::: Data excerpt :::

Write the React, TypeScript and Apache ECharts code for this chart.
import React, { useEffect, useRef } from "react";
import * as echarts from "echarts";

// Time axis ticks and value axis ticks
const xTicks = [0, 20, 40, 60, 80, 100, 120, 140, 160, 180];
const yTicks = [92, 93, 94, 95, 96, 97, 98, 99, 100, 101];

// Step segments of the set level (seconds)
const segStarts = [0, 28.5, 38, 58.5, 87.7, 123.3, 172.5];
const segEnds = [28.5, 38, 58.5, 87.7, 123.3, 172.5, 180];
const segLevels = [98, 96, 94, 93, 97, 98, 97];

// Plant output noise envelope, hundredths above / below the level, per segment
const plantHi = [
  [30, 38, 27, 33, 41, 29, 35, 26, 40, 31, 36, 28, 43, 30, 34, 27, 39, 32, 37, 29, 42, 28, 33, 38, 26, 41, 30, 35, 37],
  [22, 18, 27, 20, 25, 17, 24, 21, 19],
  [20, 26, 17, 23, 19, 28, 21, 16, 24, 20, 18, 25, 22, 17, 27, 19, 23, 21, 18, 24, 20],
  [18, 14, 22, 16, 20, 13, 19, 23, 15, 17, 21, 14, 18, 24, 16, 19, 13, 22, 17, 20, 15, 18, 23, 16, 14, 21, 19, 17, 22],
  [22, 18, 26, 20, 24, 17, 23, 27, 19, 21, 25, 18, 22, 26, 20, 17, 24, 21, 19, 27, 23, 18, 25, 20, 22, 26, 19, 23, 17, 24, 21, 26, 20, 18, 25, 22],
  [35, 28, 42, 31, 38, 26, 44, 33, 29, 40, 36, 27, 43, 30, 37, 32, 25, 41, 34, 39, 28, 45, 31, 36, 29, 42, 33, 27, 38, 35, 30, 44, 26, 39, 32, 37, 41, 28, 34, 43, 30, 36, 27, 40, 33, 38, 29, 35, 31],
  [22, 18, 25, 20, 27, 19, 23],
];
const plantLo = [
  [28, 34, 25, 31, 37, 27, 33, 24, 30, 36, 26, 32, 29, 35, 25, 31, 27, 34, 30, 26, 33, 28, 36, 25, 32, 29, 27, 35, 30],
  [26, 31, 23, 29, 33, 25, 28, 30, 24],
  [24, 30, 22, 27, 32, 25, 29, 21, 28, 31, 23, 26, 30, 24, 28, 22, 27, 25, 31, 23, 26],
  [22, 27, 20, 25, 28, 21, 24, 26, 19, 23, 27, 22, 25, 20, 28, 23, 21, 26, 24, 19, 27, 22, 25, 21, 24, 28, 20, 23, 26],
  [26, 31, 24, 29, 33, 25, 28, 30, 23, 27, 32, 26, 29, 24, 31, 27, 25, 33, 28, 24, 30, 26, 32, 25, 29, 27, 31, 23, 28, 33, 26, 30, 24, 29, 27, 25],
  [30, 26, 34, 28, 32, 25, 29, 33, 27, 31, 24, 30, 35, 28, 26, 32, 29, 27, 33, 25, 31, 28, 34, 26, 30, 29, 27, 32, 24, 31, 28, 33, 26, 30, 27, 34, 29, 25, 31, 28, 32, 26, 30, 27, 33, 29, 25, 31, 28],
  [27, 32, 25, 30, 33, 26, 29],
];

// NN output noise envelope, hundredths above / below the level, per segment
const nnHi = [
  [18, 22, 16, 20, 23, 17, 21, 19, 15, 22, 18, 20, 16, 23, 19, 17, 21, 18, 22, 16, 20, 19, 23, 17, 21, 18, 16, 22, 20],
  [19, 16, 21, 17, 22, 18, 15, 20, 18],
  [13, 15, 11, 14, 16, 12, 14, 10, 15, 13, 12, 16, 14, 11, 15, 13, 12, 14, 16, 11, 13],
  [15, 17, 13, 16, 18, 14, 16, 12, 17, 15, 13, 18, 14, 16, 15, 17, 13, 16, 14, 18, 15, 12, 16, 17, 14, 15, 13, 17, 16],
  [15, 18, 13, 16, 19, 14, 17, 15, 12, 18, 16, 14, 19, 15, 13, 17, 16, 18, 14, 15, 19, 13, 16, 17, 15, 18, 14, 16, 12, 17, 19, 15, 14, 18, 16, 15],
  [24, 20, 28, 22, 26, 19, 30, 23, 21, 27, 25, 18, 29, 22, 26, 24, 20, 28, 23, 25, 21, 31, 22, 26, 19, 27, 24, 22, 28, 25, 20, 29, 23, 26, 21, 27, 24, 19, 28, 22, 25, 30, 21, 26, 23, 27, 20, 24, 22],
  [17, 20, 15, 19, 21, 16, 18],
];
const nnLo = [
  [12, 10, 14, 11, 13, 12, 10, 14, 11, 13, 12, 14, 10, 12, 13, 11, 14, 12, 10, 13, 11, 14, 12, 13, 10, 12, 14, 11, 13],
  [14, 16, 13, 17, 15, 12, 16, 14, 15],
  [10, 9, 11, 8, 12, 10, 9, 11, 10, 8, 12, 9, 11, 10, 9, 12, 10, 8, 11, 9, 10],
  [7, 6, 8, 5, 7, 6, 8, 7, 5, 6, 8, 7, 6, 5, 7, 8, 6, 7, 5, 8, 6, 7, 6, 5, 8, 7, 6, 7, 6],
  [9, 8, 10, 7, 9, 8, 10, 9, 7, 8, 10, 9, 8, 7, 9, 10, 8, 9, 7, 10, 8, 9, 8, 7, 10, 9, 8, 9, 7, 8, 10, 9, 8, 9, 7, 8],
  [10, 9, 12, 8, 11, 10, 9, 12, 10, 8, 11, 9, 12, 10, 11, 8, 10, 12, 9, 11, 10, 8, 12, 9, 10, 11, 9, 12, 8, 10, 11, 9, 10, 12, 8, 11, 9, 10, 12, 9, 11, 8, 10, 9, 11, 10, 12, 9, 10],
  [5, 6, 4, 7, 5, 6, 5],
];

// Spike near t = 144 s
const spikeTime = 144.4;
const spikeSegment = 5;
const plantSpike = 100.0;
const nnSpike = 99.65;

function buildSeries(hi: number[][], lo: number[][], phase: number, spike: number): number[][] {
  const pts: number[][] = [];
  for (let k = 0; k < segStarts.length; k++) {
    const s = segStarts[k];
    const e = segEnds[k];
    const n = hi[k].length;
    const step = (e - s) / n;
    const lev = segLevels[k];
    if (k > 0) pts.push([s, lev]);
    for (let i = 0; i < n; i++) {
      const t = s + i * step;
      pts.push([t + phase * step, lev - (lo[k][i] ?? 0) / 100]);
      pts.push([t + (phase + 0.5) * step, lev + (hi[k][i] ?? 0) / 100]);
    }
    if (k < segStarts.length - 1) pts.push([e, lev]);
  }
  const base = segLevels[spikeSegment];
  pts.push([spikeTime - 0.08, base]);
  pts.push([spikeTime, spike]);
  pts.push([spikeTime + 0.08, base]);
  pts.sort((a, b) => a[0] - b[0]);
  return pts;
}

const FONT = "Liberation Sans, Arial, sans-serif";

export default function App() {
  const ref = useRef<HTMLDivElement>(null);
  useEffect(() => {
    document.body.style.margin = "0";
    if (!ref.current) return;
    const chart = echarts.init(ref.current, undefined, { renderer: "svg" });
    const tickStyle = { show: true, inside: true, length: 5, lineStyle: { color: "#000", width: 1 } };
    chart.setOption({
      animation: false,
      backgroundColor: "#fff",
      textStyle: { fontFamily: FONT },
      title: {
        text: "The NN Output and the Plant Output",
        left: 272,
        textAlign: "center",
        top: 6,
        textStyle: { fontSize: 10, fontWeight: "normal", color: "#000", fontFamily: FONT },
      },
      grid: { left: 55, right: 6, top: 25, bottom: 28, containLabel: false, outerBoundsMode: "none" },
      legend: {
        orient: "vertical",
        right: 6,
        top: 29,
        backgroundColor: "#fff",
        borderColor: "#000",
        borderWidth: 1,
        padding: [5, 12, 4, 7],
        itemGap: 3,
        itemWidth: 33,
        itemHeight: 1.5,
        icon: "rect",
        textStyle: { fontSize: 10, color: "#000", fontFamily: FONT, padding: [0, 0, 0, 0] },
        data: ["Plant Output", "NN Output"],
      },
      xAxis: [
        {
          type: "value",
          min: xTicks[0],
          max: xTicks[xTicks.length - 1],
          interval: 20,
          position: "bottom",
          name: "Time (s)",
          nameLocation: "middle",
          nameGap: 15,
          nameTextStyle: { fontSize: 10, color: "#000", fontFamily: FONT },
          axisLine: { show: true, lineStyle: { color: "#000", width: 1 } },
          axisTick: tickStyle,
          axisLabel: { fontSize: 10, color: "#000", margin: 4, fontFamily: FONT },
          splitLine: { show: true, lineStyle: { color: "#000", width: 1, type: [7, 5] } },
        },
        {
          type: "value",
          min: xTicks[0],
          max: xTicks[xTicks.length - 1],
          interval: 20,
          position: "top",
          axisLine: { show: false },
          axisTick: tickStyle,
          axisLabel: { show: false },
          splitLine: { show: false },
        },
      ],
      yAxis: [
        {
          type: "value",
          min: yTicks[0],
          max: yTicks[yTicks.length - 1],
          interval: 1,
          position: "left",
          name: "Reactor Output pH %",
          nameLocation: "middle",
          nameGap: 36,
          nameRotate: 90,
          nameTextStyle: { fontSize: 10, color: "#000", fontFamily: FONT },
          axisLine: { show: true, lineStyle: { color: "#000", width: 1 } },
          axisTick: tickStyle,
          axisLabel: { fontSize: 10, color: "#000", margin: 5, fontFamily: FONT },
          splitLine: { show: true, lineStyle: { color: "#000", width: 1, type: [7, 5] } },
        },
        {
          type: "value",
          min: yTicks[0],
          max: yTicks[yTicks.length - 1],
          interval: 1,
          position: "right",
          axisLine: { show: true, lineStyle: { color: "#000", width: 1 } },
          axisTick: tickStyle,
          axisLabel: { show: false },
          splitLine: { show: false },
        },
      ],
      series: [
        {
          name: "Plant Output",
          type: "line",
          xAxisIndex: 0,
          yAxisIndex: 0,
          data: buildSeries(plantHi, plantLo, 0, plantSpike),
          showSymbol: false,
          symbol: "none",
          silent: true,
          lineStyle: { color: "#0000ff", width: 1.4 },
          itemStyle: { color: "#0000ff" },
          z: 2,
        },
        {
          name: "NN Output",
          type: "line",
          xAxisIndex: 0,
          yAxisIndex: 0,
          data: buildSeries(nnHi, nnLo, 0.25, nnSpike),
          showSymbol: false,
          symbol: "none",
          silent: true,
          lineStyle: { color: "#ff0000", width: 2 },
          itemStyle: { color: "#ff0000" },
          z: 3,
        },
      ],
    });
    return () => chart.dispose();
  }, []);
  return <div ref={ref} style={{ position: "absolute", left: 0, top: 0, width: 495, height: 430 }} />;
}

:::

▸ Short task
The lines from the top of the data above down to the line containing "99, 100, 101];" are to be copied exactly; no other line should appear.

▸ Exercise output
Write the React, TypeScript and Apache ECharts code for this chart.
import React, { useEffect, useRef } from "react";
import * as echarts from "echarts";

// Time axis ticks and value axis ticks
const xTicks = [0, 20, 40, 60, 80, 100, 120, 140, 160, 180];
const yTicks = [92, 93, 94, 95, 96, 97, 98, 99, 100, 101];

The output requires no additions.